**Data shown**.
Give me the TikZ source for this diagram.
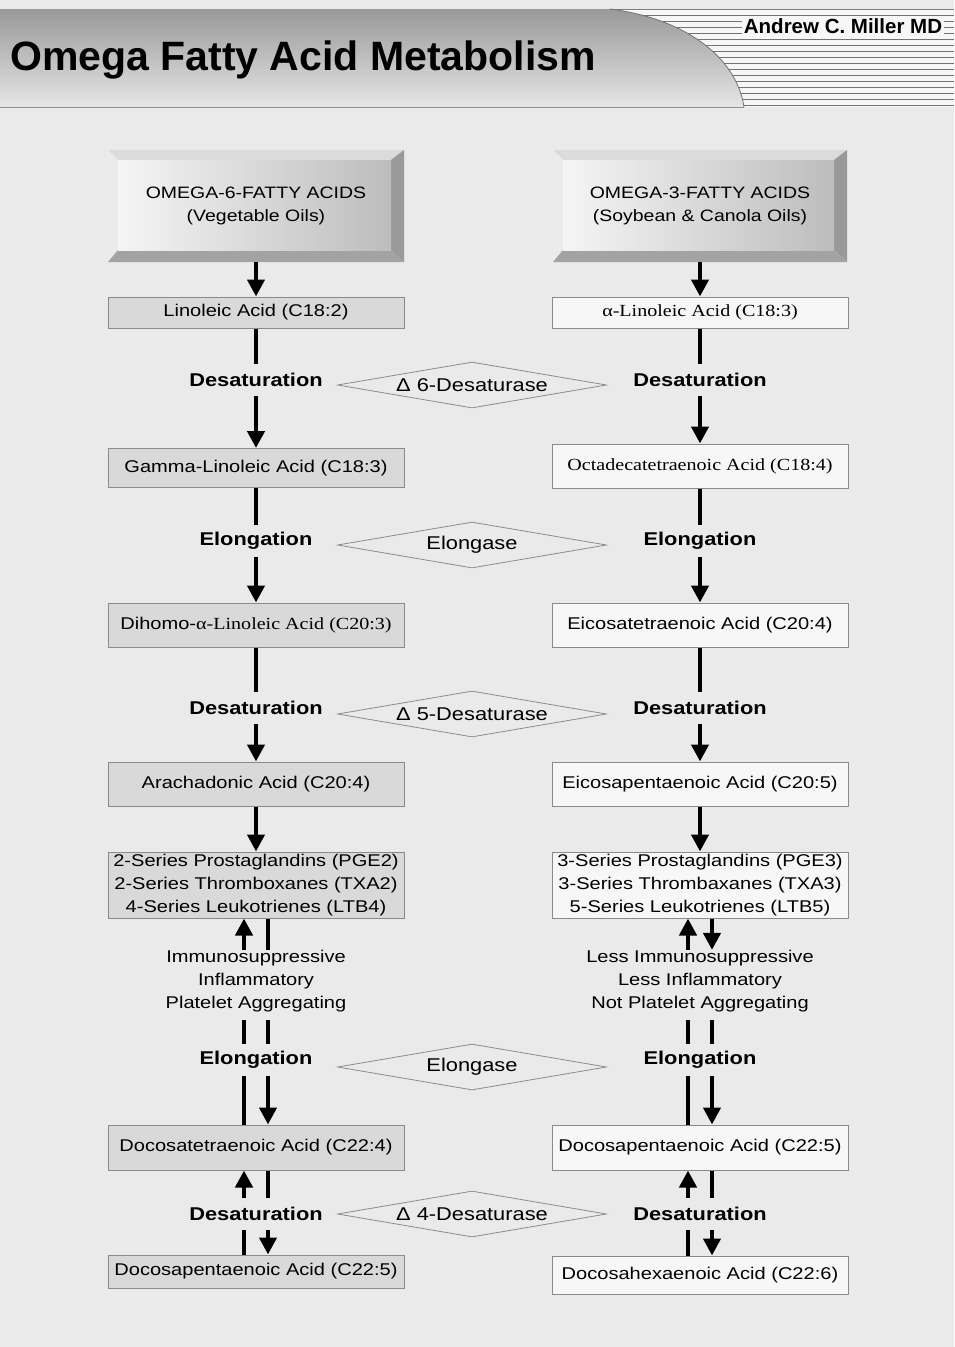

---

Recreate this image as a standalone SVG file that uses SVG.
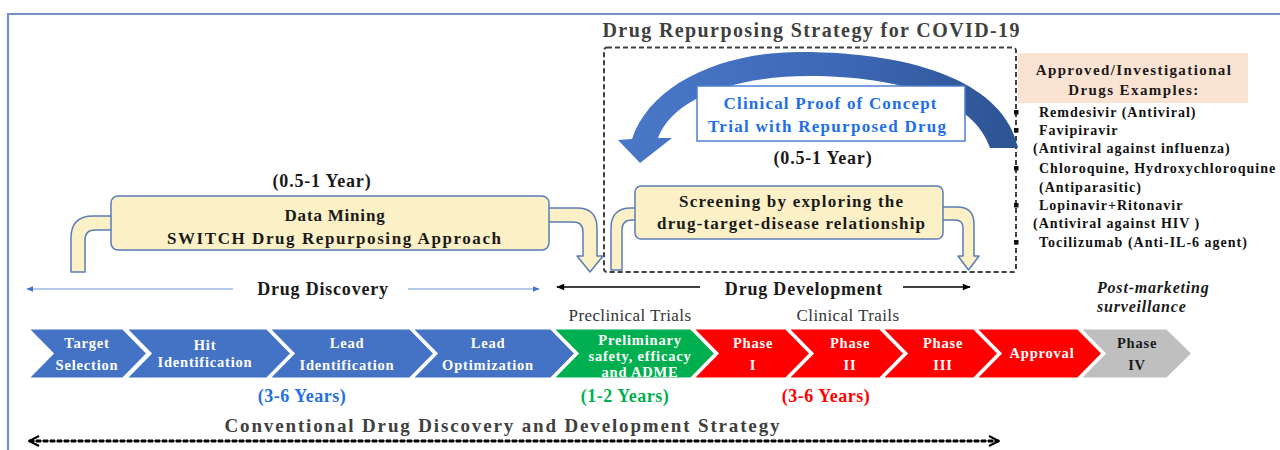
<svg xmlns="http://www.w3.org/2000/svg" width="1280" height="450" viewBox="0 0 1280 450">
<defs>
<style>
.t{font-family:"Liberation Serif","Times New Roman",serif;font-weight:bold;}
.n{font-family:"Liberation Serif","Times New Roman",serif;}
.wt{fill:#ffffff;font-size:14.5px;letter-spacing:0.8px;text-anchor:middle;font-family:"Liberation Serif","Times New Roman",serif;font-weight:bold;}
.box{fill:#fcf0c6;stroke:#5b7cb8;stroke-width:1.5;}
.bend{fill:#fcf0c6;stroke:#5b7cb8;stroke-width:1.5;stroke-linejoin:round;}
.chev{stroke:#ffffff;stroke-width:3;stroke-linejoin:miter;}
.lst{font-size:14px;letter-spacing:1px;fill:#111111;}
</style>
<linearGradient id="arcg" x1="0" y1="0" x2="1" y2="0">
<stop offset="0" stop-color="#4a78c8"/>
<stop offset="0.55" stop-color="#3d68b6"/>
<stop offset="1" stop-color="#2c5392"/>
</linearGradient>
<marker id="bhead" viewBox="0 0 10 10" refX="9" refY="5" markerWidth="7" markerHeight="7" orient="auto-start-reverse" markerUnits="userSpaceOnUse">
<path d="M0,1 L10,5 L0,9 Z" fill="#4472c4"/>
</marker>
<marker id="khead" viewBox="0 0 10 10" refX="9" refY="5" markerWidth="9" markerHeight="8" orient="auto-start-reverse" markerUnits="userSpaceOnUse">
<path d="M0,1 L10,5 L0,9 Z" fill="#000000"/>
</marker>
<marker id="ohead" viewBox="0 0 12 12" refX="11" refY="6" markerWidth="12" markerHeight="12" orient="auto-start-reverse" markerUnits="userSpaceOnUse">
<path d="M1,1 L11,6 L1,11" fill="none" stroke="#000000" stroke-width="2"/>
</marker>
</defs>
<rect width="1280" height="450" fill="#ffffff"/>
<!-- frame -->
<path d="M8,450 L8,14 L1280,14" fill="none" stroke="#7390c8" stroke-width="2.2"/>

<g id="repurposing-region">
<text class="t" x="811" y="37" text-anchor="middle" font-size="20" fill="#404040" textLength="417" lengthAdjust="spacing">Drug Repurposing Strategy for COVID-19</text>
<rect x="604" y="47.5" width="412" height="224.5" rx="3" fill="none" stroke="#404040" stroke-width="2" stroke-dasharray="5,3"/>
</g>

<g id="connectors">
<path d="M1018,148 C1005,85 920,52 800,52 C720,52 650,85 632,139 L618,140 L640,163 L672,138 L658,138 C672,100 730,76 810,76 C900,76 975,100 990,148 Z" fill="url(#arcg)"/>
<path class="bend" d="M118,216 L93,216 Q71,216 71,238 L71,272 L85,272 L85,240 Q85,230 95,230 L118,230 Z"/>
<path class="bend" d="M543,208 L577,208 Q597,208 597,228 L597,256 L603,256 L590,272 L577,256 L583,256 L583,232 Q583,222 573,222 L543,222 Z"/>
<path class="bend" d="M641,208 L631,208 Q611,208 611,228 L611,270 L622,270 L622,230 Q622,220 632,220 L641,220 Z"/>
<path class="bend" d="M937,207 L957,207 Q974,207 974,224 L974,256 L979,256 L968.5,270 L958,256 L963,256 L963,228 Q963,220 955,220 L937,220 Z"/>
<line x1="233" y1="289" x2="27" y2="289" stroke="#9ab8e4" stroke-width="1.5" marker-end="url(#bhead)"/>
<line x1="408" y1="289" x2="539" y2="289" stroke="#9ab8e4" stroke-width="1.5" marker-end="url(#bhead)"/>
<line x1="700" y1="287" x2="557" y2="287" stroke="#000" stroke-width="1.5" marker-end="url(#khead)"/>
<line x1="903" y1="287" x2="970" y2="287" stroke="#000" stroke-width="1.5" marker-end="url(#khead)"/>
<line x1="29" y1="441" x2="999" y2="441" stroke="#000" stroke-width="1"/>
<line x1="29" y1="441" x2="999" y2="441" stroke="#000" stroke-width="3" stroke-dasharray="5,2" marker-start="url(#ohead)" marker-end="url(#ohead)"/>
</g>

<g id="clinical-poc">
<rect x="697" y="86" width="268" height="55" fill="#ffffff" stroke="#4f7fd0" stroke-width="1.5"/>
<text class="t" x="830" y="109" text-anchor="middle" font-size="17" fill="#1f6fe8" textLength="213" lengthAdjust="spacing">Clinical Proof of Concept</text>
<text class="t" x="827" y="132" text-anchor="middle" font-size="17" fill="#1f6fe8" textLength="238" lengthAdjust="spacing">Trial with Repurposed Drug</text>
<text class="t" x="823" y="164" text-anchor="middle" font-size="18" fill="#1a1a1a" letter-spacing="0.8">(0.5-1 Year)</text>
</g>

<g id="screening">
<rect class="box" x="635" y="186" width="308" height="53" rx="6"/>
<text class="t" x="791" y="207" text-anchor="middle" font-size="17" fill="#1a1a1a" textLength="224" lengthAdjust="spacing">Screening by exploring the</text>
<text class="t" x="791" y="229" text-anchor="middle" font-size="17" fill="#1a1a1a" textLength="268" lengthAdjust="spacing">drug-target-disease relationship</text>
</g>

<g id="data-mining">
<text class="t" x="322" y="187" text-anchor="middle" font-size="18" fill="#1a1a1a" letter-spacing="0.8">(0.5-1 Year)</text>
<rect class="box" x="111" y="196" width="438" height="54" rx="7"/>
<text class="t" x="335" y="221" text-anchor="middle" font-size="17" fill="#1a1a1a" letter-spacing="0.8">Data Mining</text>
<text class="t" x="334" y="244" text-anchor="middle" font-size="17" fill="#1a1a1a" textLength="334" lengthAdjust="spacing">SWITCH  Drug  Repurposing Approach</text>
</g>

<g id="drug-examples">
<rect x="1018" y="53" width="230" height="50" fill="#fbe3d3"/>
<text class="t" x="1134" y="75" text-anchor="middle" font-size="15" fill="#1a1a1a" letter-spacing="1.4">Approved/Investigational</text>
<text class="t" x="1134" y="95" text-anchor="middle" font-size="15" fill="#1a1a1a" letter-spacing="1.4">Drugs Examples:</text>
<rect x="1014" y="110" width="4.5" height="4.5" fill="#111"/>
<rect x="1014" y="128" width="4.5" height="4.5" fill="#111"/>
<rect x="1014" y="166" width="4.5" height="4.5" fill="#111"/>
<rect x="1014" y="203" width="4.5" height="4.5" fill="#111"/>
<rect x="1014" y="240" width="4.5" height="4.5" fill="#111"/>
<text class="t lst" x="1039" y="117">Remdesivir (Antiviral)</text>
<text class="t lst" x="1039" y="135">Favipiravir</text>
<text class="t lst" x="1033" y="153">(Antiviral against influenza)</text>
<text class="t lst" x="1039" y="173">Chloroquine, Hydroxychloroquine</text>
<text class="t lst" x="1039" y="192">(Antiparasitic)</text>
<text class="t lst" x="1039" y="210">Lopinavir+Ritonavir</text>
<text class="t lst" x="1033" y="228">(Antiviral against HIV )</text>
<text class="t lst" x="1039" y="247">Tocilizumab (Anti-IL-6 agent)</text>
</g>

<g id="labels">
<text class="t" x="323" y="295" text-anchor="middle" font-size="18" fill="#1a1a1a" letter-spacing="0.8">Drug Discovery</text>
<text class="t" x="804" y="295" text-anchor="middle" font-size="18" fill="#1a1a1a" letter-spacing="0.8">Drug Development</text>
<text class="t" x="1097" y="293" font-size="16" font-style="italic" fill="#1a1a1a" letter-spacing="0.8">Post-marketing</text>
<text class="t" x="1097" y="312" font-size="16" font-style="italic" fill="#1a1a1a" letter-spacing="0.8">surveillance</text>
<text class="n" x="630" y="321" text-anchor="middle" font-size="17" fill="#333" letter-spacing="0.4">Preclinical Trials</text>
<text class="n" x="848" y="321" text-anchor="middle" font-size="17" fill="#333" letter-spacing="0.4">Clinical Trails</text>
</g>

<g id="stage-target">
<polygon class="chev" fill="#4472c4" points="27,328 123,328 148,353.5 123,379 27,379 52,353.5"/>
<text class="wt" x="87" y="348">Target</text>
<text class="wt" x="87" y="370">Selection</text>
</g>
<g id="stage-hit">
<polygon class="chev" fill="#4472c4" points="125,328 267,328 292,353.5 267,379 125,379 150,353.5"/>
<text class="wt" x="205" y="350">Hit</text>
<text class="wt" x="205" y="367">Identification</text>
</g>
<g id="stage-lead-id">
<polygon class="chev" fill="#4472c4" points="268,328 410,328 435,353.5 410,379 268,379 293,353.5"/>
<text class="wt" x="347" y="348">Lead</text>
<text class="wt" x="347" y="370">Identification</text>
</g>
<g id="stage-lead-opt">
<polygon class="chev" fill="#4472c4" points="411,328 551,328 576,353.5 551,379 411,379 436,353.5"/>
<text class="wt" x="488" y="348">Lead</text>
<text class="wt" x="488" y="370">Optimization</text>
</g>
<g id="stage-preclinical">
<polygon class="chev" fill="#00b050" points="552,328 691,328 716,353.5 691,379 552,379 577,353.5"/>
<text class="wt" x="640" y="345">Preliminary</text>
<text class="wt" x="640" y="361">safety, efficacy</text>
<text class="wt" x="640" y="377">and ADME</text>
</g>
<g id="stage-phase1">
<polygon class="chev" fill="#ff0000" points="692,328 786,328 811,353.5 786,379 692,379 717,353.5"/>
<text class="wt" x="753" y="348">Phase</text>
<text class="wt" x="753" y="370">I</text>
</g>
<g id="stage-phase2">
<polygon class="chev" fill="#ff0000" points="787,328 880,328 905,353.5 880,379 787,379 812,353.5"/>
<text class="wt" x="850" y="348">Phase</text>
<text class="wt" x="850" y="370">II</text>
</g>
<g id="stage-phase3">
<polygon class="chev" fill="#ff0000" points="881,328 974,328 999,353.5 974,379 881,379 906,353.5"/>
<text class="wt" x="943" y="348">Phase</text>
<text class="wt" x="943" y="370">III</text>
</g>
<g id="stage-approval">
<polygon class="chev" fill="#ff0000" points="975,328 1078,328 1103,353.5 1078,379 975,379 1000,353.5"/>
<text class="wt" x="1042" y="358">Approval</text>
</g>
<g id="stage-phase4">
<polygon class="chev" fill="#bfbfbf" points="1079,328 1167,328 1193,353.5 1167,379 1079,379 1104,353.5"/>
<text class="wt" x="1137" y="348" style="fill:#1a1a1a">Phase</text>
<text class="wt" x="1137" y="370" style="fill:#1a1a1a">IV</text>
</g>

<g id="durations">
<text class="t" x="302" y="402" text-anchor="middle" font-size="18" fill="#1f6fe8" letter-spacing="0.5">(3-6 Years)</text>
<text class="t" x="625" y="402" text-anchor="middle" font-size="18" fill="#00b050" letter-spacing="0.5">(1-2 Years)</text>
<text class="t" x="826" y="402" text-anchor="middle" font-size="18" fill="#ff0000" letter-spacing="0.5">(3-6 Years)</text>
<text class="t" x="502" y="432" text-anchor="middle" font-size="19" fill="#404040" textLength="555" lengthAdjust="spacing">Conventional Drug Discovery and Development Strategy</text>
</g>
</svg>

**Written exercise**. Copy every line of the listing containing the string "this".

**Exercise response**.
Give me the TikZ source for this diagram.
Recreate this image as a standalone SVG file that uses SVG.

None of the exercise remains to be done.